Один из наших — реставратор из Саранска Анатолий Яковлевич Митронькин.
Старица
Слово «старица» поэтичное, как «околица». Равнинные реки изредка во время больших половодий в каком-нибудь месте меняют русло, а берега старой части реки начинают зарастать ольхой, ветлами, тополями, непролазным кустарником, у воды — камыши, осока и тростники, по воде — телорез, лилии и кувшинки. Тихий мир, отражающий небо в зеркальных водах. Всякая жизнь льнет к старице. В прибрежных крепях легко тут укрыться лосям, кабанам, лисам, волкам, благоденствуют тут бобры, и множество разной птицы ютится возле спокойной воды. Рыбы в старице меньше, чем в русле реки, точнее, она помельче. Добыча для рыбака главная: щуки, лини, караси, красноперки. Мы готовы довольствоваться малым, лишь бы побывать в тишине и безлюдье.

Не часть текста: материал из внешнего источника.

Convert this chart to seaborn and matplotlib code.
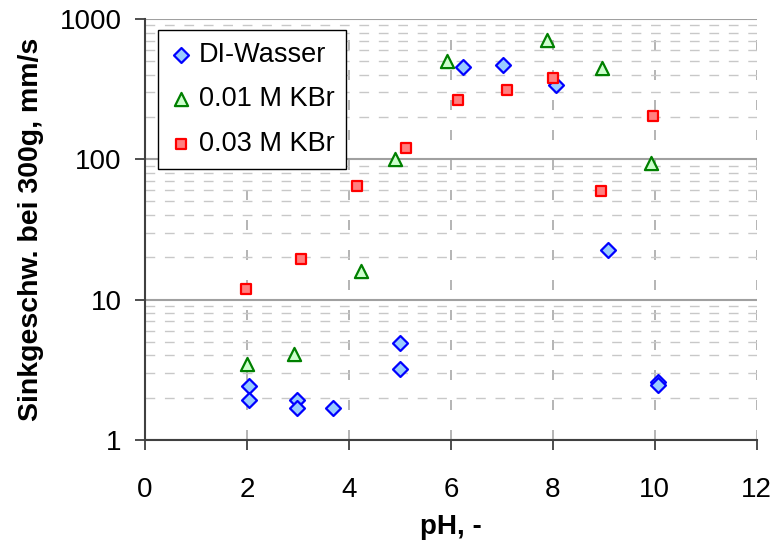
import matplotlib
matplotlib.use("Agg")
import matplotlib.pyplot as plt
import seaborn as sns
import pandas as pd
import numpy as np
from matplotlib.ticker import LogLocator, FixedLocator, NullFormatter

sns.set_theme(style="white")
plt.rcParams['font.family'] = ['Liberation Sans', 'DejaVu Sans']

# Data
di_ph = [2.03, 2.03, 2.98, 2.98, 3.69, 5.0, 5.0, 6.23, 7.02, 8.07, 9.09, 10.07, 10.07]
di_v = [2.43, 1.93, 1.93, 1.69, 1.69, 4.9, 3.2, 453, 471, 337, 22.6, 2.6, 2.45]
k1_ph = [2.0, 2.93, 4.24, 4.9, 5.92, 7.88, 8.97, 9.92]
k1_v = [3.5, 4.1, 16.0, 100, 500, 710, 450, 94]
k3_ph = [1.99, 3.05, 4.15, 5.12, 6.14, 7.11, 8.01, 8.95, 9.97]
k3_v = [11.9, 19.4, 64, 121, 265, 312, 382, 59, 204]
labels = ["DI-Wasser", "0.01 M KBr", "0.03 M KBr"]
x_ticks = [0, 2, 4, 6, 8, 10, 12]
y_ticks = [1, 10, 100, 1000]

df = pd.concat([
    pd.DataFrame({"pH": di_ph, "v": di_v, "series": labels[0]}),
    pd.DataFrame({"pH": k1_ph, "v": k1_v, "series": labels[1]}),
    pd.DataFrame({"pH": k3_ph, "v": k3_v, "series": labels[2]}),
])

fig = plt.figure(figsize=(7.8, 5.41), dpi=100)
ax = fig.add_axes([0.186, 0.187, 0.784, 0.778])

styles = {
    labels[0]: dict(marker="D", s=58, facecolor="#99ccff", edgecolor="#0000ff"),
    labels[1]: dict(marker="^", s=90, facecolor="#ccffcc", edgecolor="#008000"),
    labels[2]: dict(marker="s", s=62, facecolor="#ff8080", edgecolor="#ff0000"),
}
for lab in labels:
    st = styles[lab]
    sub = df[df.series == lab]
    sns.scatterplot(data=sub, x="pH", y="v", ax=ax, marker=st["marker"], s=st["s"],
                    color=st["facecolor"], edgecolor=st["edgecolor"], linewidth=1.6,
                    label=lab, zorder=5)

ax.set_yscale("log")
ax.set_xlim(0, 12)
ax.set_ylim(1, 1000)
ax.xaxis.set_major_locator(FixedLocator(x_ticks))
ax.yaxis.set_major_locator(FixedLocator(y_ticks))
ax.set_yticklabels([str(t) for t in y_ticks])
ax.yaxis.set_minor_locator(LogLocator(base=10, subs=np.arange(2, 10)))
ax.yaxis.set_minor_formatter(NullFormatter())

ax.grid(False)
ax.grid(True, which="major", axis="y", color="#a0a0a0", linestyle="-", linewidth=1.5)
ax.grid(True, which="minor", axis="y", color="#c8c8c8", linestyle=(0, (7, 7)), linewidth=1.0)
ax.grid(True, which="major", axis="x", color="#a8a8a8", linestyle=(0, (6, 12)), linewidth=1.2)
ax.set_axisbelow(True)

for sp in ["top", "right"]:
    ax.spines[sp].set_visible(False)
for sp in ["left", "bottom"]:
    ax.spines[sp].set_color("#404040")
    ax.spines[sp].set_linewidth(1.5)

ax.tick_params(axis="x", which="major", direction="out", length=7, width=1.3,
               color="#404040", labelsize=20, bottom=True, pad=19.5, labelcolor="black")
ax.tick_params(axis="y", which="major", direction="out", length=7, width=1.3,
               color="#404040", labelsize=20, left=True, pad=10, labelcolor="black")
ax.tick_params(axis="y", which="minor", length=0)

ax.set_xlabel("pH, -", fontsize=20, fontweight="bold", labelpad=8.5, color="black")
ax.set_ylabel("Sinkgeschw. bei 300g, mm/s", fontsize=20.5, fontweight="bold", labelpad=11,
              color="black")

leg = ax.legend(loc="upper left", bbox_to_anchor=(0.021, 0.974), borderaxespad=0,
                frameon=True, fancybox=False,
                fontsize=19.5, handletextpad=0.25, borderpad=0.45, labelspacing=0.68,
                handlelength=0.8, markerscale=1.0)
leg.get_frame().set_edgecolor("black")
leg.get_frame().set_linewidth(1.0)
leg.get_frame().set_alpha(1)
for t in leg.get_texts():
    t.set_color("black")

fig.savefig("out.png", dpi=100)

И все же поимка крупной рыбы — радость. Одному из искусных наших удильщиков нежданно-негаданно попался «душман» — так называют на Дону и на Волге помесь белого карася с карпом. Плотная, «коренастая» рыба необычайно живуча и зимует даже в грязи пересыхающих бочагов. В промежутке между Волгой и Ахтубой однажды я встретил за странным занятием трех мужиков. Стоя в резиновых сапогах в высохшем бочаге, вилами они кидали к тележке комья грязи.
— Что это за работа?
— А вот посмотрите… — К ногам мне шлепнулся ком ила, а в нем трепыхнулась рыба, и немаленькая — килограмма на полтора. «Душманы» приготовились в грязи зимовать.
К нам на крючок попавший сын карпа и карася на кукане вел себя тихо. Но снятию чешуи запротивился, устроил в траве энергичную пляску.
В соседях у нас постоянно два лебедя. Они совершенно не боязливы, и все же это не парковые птицы. В старице они гнездятся. На каждом озере — двое. Свою территорию в периоды гнездования и выхаживания птенцов лебеди решительно защищают — одному излишне любознательному рыбаку лебедь ударом крыла переломит тут руку. Известны случаи, когда таким же образом птицы убивали лисицу, покусившуюся на гнездо.